Good Night and Good Luck, CBS
It really was no surprise that rumors of an impending deal between CBS and CNN have resurfaced recently. CBS is said to be discussing outsourcing some of its news-gathering to CNN, and also to share resources on some stories or in some markets.
CBS News is in a flat-out state of crisis. Recent layoffs in newsrooms around the country only dramatized last year's precipitous decline of 13 percent in CBS evening news viewership.
When I started digging into the numbers behind these headlines, my first assumption, naturally, was that cable TV must have fragmented the audience. But I was shocked to discover that only roughly 58 percent of U.S. households subscribe to cable services so far.

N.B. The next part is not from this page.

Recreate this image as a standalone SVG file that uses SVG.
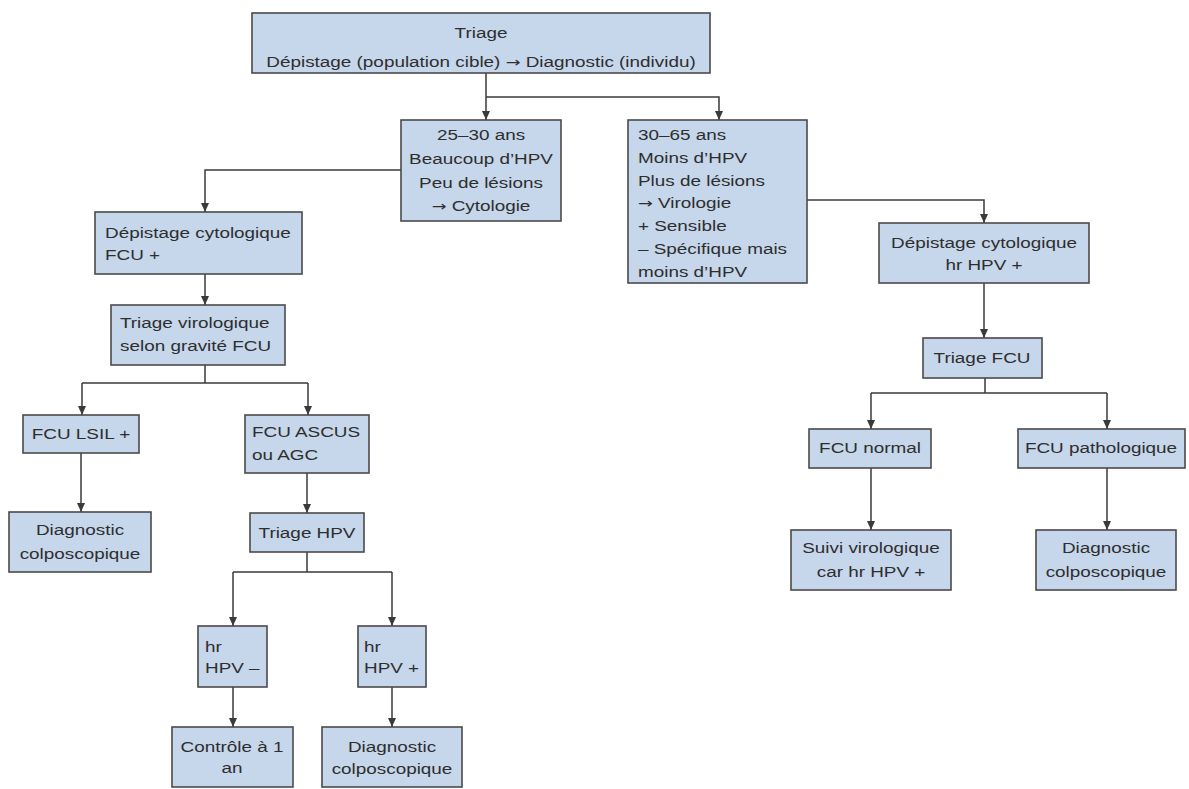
<svg xmlns="http://www.w3.org/2000/svg" width="1189" height="789" viewBox="0 0 1189 789">
<defs>
<marker id="ah" markerUnits="userSpaceOnUse" markerWidth="10" markerHeight="10" refX="9" refY="5" orient="auto">
<path d="M0,1 L9,5 L0,9 Z" fill="#3a3a3a"/>
</marker>
<style>
.box{fill:#c6d6eb;stroke:#4a4a4a;stroke-width:1.6}
.t{font-family:"Liberation Sans",Arial,sans-serif;font-size:15px;fill:#2e2e2e}
.c{text-anchor:middle}
.l{text-anchor:start}
.ar{font-family:"DejaVu Sans",sans-serif;font-size:14px}
.cn path{fill:none;stroke:#3a3a3a;stroke-width:1.5}
</style>
</defs>
<rect width="1189" height="789" fill="#fff"/>
<g class="cn" id="connectors">
<path d="M486,73 V120" marker-end="url(#ah)"/>
<path d="M486,97 H719 V120" marker-end="url(#ah)"/>
<path d="M401,170 H205 V212" marker-end="url(#ah)"/>
<path d="M807,200 H984 V223" marker-end="url(#ah)"/>
<path d="M205,274 V305" marker-end="url(#ah)"/>
<path d="M205,365 V383 M82,383 H308"/>
<path d="M82,383 V415" marker-end="url(#ah)"/>
<path d="M308,383 V415" marker-end="url(#ah)"/>
<path d="M81,453 V512" marker-end="url(#ah)"/>
<path d="M307,473 V513" marker-end="url(#ah)"/>
<path d="M307,552 V572 M233,572 H392"/>
<path d="M233,572 V626" marker-end="url(#ah)"/>
<path d="M392,572 V626" marker-end="url(#ah)"/>
<path d="M233,687 V727" marker-end="url(#ah)"/>
<path d="M392,687 V727" marker-end="url(#ah)"/>
<path d="M984,283 V338" marker-end="url(#ah)"/>
<path d="M985,378 V393 M871,393 H1107"/>
<path d="M871,393 V429" marker-end="url(#ah)"/>
<path d="M1107,393 V429" marker-end="url(#ah)"/>
<path d="M871,468 V530" marker-end="url(#ah)"/>
<path d="M1107,468 V530" marker-end="url(#ah)"/>
</g>
<g id="top"><rect class="box" x="252" y="13" width="458" height="60"/>
<text class="t c" transform="translate(481,38) scale(1.26,1)"><tspan x="0">Triage</tspan><tspan x="0" dy="29">Dépistage (population cible) <tspan class="ar">→</tspan> Diagnostic (individu)</tspan></text></g>
<g id="n2530"><rect class="box" x="401" y="120" width="160" height="101"/>
<text class="t c" transform="translate(481,140) scale(1.26,1)"><tspan x="0">25–30 ans</tspan><tspan x="0" dy="24">Beaucoup d’HPV</tspan><tspan x="0" dy="24">Peu de lésions</tspan><tspan x="0" dy="23"><tspan class="ar">→</tspan> Cytologie</tspan></text></g>
<g id="n3065"><rect class="box" x="628" y="120" width="179" height="163"/>
<text class="t l" transform="translate(638,140) scale(1.26,1)"><tspan x="0">30–65 ans</tspan><tspan x="0" dy="23">Moins d’HPV</tspan><tspan x="0" dy="23">Plus de lésions</tspan><tspan x="0" dy="22"><tspan class="ar">→</tspan> Virologie</tspan><tspan x="0" dy="23">+ Sensible</tspan><tspan x="0" dy="23">– Spécifique mais</tspan><tspan x="0" dy="23">moins d’HPV</tspan></text></g>
<g id="depL"><rect class="box" x="95" y="212" width="207" height="62"/>
<text class="t l" transform="translate(105,238) scale(1.26,1)"><tspan x="0">Dépistage cytologique</tspan><tspan x="0" dy="22">FCU +</tspan></text></g>
<g id="triVir"><rect class="box" x="111" y="305" width="174" height="60"/>
<text class="t l" transform="translate(120,328) scale(1.26,1)"><tspan x="0">Triage virologique</tspan><tspan x="0" dy="23">selon gravité FCU</tspan></text></g>
<g id="lsil"><rect class="box" x="23" y="415" width="116" height="38"/>
<text class="t c" transform="translate(81,439) scale(1.26,1)">FCU LSIL +</text></g>
<g id="diagL"><rect class="box" x="9" y="512" width="142" height="60"/>
<text class="t c" transform="translate(80,535) scale(1.26,1)"><tspan x="0">Diagnostic</tspan><tspan x="0" dy="24">colposcopique</tspan></text></g>
<g id="ascus"><rect class="box" x="245" y="415" width="124" height="58"/>
<text class="t l" transform="translate(252,437) scale(1.26,1)"><tspan x="0">FCU ASCUS</tspan><tspan x="0" dy="23">ou AGC</tspan></text></g>
<g id="triHPV"><rect class="box" x="250" y="513" width="114" height="39"/>
<text class="t c" transform="translate(307,538) scale(1.26,1)">Triage HPV</text></g>
<g id="hrNeg"><rect class="box" x="198" y="626" width="69" height="61"/>
<text class="t l" transform="translate(205,652) scale(1.26,1)"><tspan x="0">hr</tspan><tspan x="0" dy="21">HPV –</tspan></text></g>
<g id="hrPos"><rect class="box" x="358" y="626" width="68" height="61"/>
<text class="t l" transform="translate(364,652) scale(1.26,1)"><tspan x="0">hr</tspan><tspan x="0" dy="21">HPV +</tspan></text></g>
<g id="ctrl"><rect class="box" x="172" y="727" width="121" height="60"/>
<text class="t c" transform="translate(232,752) scale(1.26,1)"><tspan x="0">Contrôle à 1</tspan><tspan x="0" dy="21">an</tspan></text></g>
<g id="diagB"><rect class="box" x="322" y="727" width="140" height="60"/>
<text class="t c" transform="translate(392,752) scale(1.26,1)"><tspan x="0">Diagnostic</tspan><tspan x="0" dy="22">colposcopique</tspan></text></g>
<g id="depR"><rect class="box" x="879" y="223" width="210" height="60"/>
<text class="t c" transform="translate(984,248) scale(1.26,1)"><tspan x="0">Dépistage cytologique</tspan><tspan x="0" dy="22">hr HPV +</tspan></text></g>
<g id="triFCU"><rect class="box" x="923" y="338" width="119" height="40"/>
<text class="t c" transform="translate(982,363) scale(1.26,1)">Triage FCU</text></g>
<g id="fcuN"><rect class="box" x="809" y="429" width="122" height="39"/>
<text class="t c" transform="translate(870,453) scale(1.26,1)">FCU normal</text></g>
<g id="fcuP"><rect class="box" x="1018" y="429" width="167" height="39"/>
<text class="t c" transform="translate(1101,453) scale(1.26,1)">FCU pathologique</text></g>
<g id="suivi"><rect class="box" x="791" y="530" width="160" height="60"/>
<text class="t c" transform="translate(871,553) scale(1.26,1)"><tspan x="0">Suivi virologique</tspan><tspan x="0" dy="24">car hr HPV +</tspan></text></g>
<g id="diagR"><rect class="box" x="1036" y="530" width="140" height="60"/>
<text class="t c" transform="translate(1106,553) scale(1.26,1)"><tspan x="0">Diagnostic</tspan><tspan x="0" dy="24">colposcopique</tspan></text></g>
</svg>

That leaves millions of Americans whose only recourse to TV news is one (or all) of the old standbys -- ABC, NBC, and CBS, with a PBS station or an independent local outfit sometimes thrown into the mix.

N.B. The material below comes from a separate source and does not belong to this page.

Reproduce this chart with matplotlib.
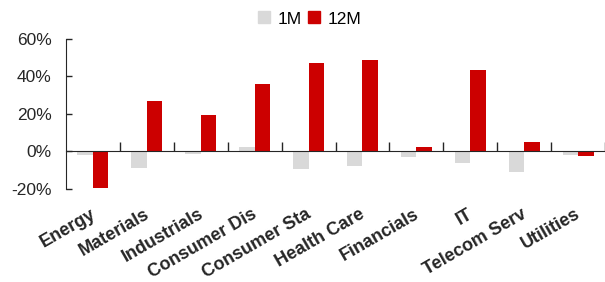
import matplotlib
matplotlib.use("Agg")
import matplotlib.pyplot as plt
import numpy as np
from matplotlib.patches import Patch
from matplotlib.transforms import blended_transform_factory, ScaledTranslation

plt.rcParams['font.family'] = ['Liberation Sans', 'DejaVu Sans']

sectors = ["Energy", "Materials", "Industrials", "Consumer Dis", "Consumer Sta",
           "Health Care", "Financials", "IT", "Telecom Serv", "Utilities"]
ret_1m = [-2.2, -8.8, -1.2, 2.1, -9.7, -8.0, -3.2, -6.3, -11.3, -2.0]
ret_12m = [-19.7, 26.7, 19.3, 35.8, 47.4, 49.0, 2.1, 43.2, 5.1, -2.3]

grey = "#D9D9D9"
red = "#CC0000"
ink = "#262626"

fig = plt.figure(figsize=(6.05, 2.82), dpi=100)
ax = fig.add_axes([66 / 605, 1 - 188.7 / 282, 539 / 605, 149.7 / 282])

x = np.arange(len(sectors))
w = 0.288
ax.bar(x - w / 2, np.array(ret_1m) / 100, w, color=grey, label="1M")
ax.bar(x + w / 2, np.array(ret_12m) / 100, w, color=red, label="12M")

ax.set_xlim(-0.5, 9.5)
ax.set_ylim(-0.2, 0.6)
ax.set_yticks([-0.2, 0, 0.2, 0.4, 0.6])
ax.set_yticklabels(["-20%", "0%", "20%", "40%", "60%"], fontsize=12.5, color=ink)
ax.tick_params(axis='y', direction='in', length=4.3, width=1, color=ink, pad=10.5)

ax.spines['top'].set_visible(False)
ax.spines['right'].set_visible(False)
ax.spines['left'].set_color(ink)
ax.spines['bottom'].set_position(('data', 0))
ax.spines['bottom'].set_color(ink)

# category boundary ticks on the zero line
ax.set_xticks([])
ax.set_xticks(np.arange(0.5, 10, 1), minor=True)
ax.tick_params(axis='x', which='minor', direction='in', length=6.2, width=1,
               color=ink, labelbottom=False)

trans = blended_transform_factory(ax.transData, ax.transAxes)
shift = ScaledTranslation(-3 / 100, -17 / 100, fig.dpi_scale_trans)
for i, name in enumerate(sectors):
    ax.text(i, 0.0, name, transform=trans + shift, rotation=30, rotation_mode='anchor',
            ha='right', va='top', fontsize=13, fontweight='bold', color=ink)

handles = [Patch(color=grey), Patch(color=red)]
fig.legend(handles, ["1M", "12M"], loc='center left', bbox_to_anchor=(258 / 605, 1 - 19 / 282),
           ncol=2, frameon=False, fontsize=12.5, handlelength=0.69, handleheight=0.69,
           handletextpad=0.44, columnspacing=0.38, borderpad=0, borderaxespad=0)

fig.savefig("out.png", dpi=100)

Looking back over the rapid decline of CBS, it would be tempting to conclude that it only took one big scandal, Rathergate, to destroy decades of award-winning journalism at the network. But the reality is more complicated. CBS News has stayed mired in an outdated business model, and that's why it was so vulnerable when, (as is almost inevitable in media), it made a mistake.
The repercussions of bad decisions by its unenlightened, centralized management continue today. The one-to-many, anchor-centric system is finished, yet CBS hired Katie Couric for five years at $15 million a year!
No wonder she is "failing," with rumors that she'll resign within weeks, amidst new signs of chaos at the top. Maybe CBS should just give up and outsource its whole operation. Poor old Edward R. Murrow must be turning over in his grave.